Rieber does not justify terrorism, making it clear that the solution to violence against innocents is not further violence against innocents. But he does place a lot of blame, at times reaching conspiratorial levels, on U.S. policies, on the one hand never articulating those policies outside of generalities and on the other never giving voice to those who would provide context to the particulars. At worst, this aids a sort of factually-impaired conspiratorial thinking, the kind of thinking that could easily envision the U.S. allowing its own town to be bombed while its government, post-Cold War, conspired with terrorists and perhaps gave them cutting-edge military technology.
With all due respect to Max Allan Collins, not to mention the lavishly beautiful art of John Cassaday and the consistently above-average writing of John Ney Rieber, it is exactly “the complexities” that are missing here. While The New Deal is indeed a far cry from the patriotic propaganda of 1940s comics or the dazzling stupidity of 1960s comics, it does not go much deeper than the social relevancy of the 1970s and does not attain the subtlety seen in many of the E.C. Comics of the 1950s, in which the killing of civilians during war might be depicted with brutal effect without relying upon phony arguments and conspiratorial thinking. There are those of us who expect a lot more from maturely crafted comic books (if not those labeled “intended for mature readers”), even those that do involve super-heroes.

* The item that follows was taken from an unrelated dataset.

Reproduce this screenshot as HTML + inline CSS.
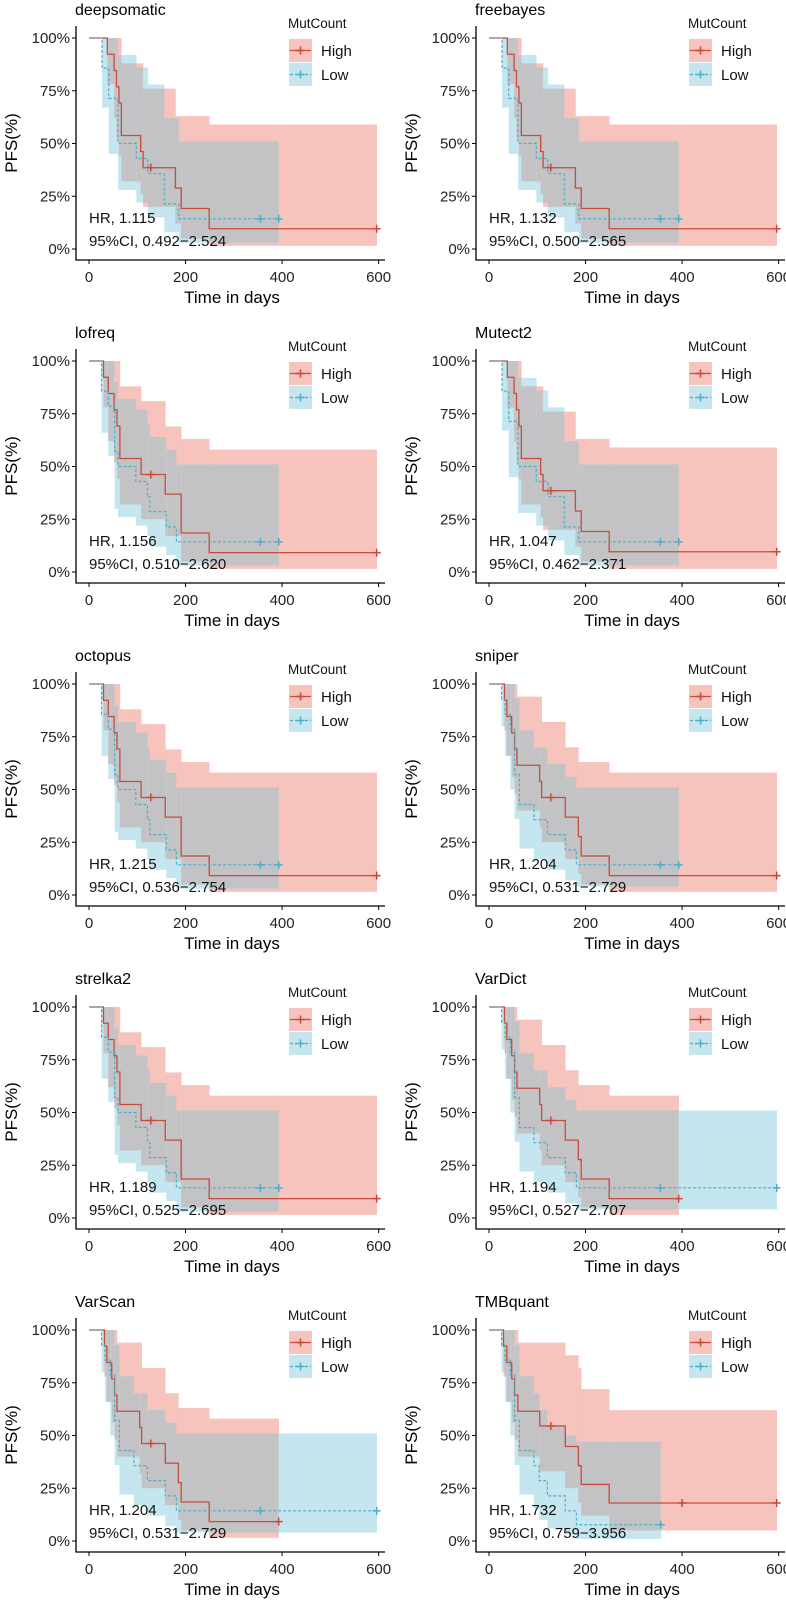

What The New Deal really represents, and why — besides Cassaday’s art — it deserves to remain noteworthy in the future, is the American reaction to 9/11 in which we have been traumatized by the attacks and cannot justify terrorism, but in which we have renewed sympathy for innocents suffering everywhere, including in Iraq, where as I write we are waging a war sold as a liberation of a tyrannized people (while Marvel Comics effectively protests with the pro-peace anthology, 411). Among the would-be intelligencia, there have also been repeated calls to reexamine America’s own history of injustices, and the popular discourse has been no more or less informed or subtle than its reference points in Reiber’s narrative. What Reiber has really done is reflect, with a conscience, the popular discourse, to encapsulate in an admittedly confused narrative the conflicting responses of a nation at once drawn to anti-Arab sentiment and to renewed humanitarianism, to patriotism and to a reexamination, however lacking in subtlety, of the history U.S. foreign policy.
The New Deal deserves a score of footnotes in books referring to the American reaction to 9/11 — and a museum gallery wallpapered in John Cassaday’s artwork.